While FFA members were waiting for the champion livestock winners to be announced at the 2025 Kentucky State Fair, the Kentucky FFA Foundation was making a big announcement of its own. At a news conference this past August, the group announced a historic $11 million donation from the Bill Gatton Foundation that promises to enhance the state’s FFA program for years to come. This generous gift is the largest monetary donation ever given to an FFA Foundation anywhere in the United States.
A Kentucky-born entrepreneur who passed away in 2022, Carol Martin “Bill” Gatton is well known to Kentuckians, not only for his business acumen, but also for his financial gifts to support higher education and help future generations find success. “Bill Gatton is one of our state’s most well-known philanthropists,” says Sheldon McKinney, executive director of the Kentucky FFA Foundation. “It’s impossible to measure the impact he has had on countless lives through his giving.”
Gatton also had ties to FFA, serving as the Kentucky FFA state president in 1950. Today, his foundation is helping to expand access to FFA activities for current and future FFA members. Funds will be placed in an endowment to ensure the gift keeps on giving for years to come. Funds will be used in a variety of ways, including to increase prize money for state winners of Career and Leadership Development Events and to bring more students on a Foundation-led bus tour to the FFA Washington Leadership Conference each year.

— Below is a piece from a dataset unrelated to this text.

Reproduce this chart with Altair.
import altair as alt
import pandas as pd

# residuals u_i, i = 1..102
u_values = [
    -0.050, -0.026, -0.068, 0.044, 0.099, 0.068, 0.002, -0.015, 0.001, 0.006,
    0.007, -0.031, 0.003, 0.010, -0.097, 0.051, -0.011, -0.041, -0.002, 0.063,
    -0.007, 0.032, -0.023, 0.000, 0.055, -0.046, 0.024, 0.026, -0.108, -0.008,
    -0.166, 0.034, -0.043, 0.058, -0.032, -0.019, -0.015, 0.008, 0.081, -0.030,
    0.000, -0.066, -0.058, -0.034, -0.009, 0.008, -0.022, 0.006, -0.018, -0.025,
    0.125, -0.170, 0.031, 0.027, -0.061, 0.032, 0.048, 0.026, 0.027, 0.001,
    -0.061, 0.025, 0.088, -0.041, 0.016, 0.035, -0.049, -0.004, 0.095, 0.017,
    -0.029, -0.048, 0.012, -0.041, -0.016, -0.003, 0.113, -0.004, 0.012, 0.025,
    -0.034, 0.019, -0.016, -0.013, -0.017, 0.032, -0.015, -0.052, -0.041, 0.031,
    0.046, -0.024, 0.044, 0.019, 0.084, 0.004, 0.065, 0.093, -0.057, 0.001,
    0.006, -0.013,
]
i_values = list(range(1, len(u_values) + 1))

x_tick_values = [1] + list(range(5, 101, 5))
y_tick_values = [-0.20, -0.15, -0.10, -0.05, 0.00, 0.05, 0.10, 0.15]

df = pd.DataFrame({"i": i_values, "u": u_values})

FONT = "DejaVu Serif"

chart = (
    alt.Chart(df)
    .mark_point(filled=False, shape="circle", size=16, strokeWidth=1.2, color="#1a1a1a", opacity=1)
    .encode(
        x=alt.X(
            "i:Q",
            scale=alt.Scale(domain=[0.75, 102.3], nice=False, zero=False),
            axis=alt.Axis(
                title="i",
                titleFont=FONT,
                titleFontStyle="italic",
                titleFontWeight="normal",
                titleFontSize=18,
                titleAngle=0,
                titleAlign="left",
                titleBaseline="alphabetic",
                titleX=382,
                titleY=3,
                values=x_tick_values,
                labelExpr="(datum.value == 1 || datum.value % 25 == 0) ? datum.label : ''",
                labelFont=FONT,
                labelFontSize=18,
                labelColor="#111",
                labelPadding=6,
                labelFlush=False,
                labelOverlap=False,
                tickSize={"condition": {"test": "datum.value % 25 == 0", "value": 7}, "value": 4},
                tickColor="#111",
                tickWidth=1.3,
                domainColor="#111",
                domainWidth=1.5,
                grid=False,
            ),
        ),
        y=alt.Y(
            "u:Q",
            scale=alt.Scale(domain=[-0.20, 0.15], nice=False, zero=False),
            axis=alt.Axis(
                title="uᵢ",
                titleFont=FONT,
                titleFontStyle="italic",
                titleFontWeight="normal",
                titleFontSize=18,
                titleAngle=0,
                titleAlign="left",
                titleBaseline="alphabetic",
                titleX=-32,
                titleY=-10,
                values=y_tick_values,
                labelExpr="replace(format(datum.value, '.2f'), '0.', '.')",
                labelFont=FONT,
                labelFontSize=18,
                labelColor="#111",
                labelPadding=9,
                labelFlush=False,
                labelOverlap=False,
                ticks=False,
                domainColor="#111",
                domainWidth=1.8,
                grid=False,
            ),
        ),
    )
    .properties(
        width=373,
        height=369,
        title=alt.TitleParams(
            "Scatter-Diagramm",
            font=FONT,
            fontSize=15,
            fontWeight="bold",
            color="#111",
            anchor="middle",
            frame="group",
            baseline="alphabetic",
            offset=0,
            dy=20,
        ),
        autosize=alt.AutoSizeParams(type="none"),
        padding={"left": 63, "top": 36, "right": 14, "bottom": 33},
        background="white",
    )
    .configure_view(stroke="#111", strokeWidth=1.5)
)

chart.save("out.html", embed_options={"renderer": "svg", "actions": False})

Additionally, the funds will enable enhancements to the FFA Leadership Training Center and the FFA camp experience, which is much-loved by generations of Kentucky FFA members. “If you surveyed leaders in Kentucky who were in FFA, they’ve probably all had an FFA camp experience,” McKinney says. “It’s the home and the heart of FFA in Kentucky.”

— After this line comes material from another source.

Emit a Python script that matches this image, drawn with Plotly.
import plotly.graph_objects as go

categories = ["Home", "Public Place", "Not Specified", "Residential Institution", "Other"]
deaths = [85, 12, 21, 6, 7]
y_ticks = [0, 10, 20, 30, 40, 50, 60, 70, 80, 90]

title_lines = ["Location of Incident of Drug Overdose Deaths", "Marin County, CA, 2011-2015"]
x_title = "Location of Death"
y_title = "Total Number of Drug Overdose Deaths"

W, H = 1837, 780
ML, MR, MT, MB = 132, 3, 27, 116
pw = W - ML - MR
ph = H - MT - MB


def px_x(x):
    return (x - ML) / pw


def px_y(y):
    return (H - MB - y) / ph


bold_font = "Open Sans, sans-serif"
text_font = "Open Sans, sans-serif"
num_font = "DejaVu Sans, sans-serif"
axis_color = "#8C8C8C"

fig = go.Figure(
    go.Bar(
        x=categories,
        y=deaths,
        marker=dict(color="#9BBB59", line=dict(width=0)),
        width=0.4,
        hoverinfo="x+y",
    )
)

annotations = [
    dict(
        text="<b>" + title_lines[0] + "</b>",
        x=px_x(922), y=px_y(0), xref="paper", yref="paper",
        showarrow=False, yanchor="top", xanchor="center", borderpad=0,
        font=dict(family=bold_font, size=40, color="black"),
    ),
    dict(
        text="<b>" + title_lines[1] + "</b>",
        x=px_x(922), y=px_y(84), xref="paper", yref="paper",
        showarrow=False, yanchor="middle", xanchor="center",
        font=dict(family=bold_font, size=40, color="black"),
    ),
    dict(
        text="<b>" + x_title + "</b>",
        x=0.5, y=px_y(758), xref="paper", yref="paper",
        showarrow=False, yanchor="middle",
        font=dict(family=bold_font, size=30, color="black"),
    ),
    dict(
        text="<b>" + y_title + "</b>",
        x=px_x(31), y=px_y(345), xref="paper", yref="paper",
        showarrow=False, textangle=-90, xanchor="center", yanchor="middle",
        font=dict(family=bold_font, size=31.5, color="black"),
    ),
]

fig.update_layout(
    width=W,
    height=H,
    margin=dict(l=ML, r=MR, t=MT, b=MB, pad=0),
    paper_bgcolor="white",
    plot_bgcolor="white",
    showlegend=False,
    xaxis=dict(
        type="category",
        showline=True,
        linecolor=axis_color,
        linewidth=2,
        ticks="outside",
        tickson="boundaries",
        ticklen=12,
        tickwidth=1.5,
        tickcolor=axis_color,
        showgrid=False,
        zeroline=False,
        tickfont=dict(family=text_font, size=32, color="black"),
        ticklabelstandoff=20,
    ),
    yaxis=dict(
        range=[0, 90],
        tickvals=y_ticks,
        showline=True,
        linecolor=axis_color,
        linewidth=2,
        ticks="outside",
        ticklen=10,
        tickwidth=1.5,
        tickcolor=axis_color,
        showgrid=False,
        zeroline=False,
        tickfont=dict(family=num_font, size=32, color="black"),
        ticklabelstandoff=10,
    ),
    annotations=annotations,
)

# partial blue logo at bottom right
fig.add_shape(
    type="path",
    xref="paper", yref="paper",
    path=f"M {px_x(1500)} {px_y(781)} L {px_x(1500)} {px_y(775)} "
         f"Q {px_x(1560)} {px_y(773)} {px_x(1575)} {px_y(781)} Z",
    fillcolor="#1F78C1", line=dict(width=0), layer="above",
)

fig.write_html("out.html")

Each summer, about 1,500 FFA members attend FFA camp to develop leadership skills and plan for the upcoming year. The training center will now be known as the Carol Martin Gatton Kentucky FFA Leadership Training Center and the donated funds will help provide additional scholarships for individual members and chapters.
Finally, some of the donation is being put into Forever Blue endowments, a program set up by the Kentucky FFA Foundation to allow individuals to donate to specific causes or local chapters. These endowments will benefit the Muhlenberg and McLean County FFA chapters, which reside in the area where Gatton’s family originally farmed and where he gained career and leadership skills as a member of the Sacramento FFA Chapter.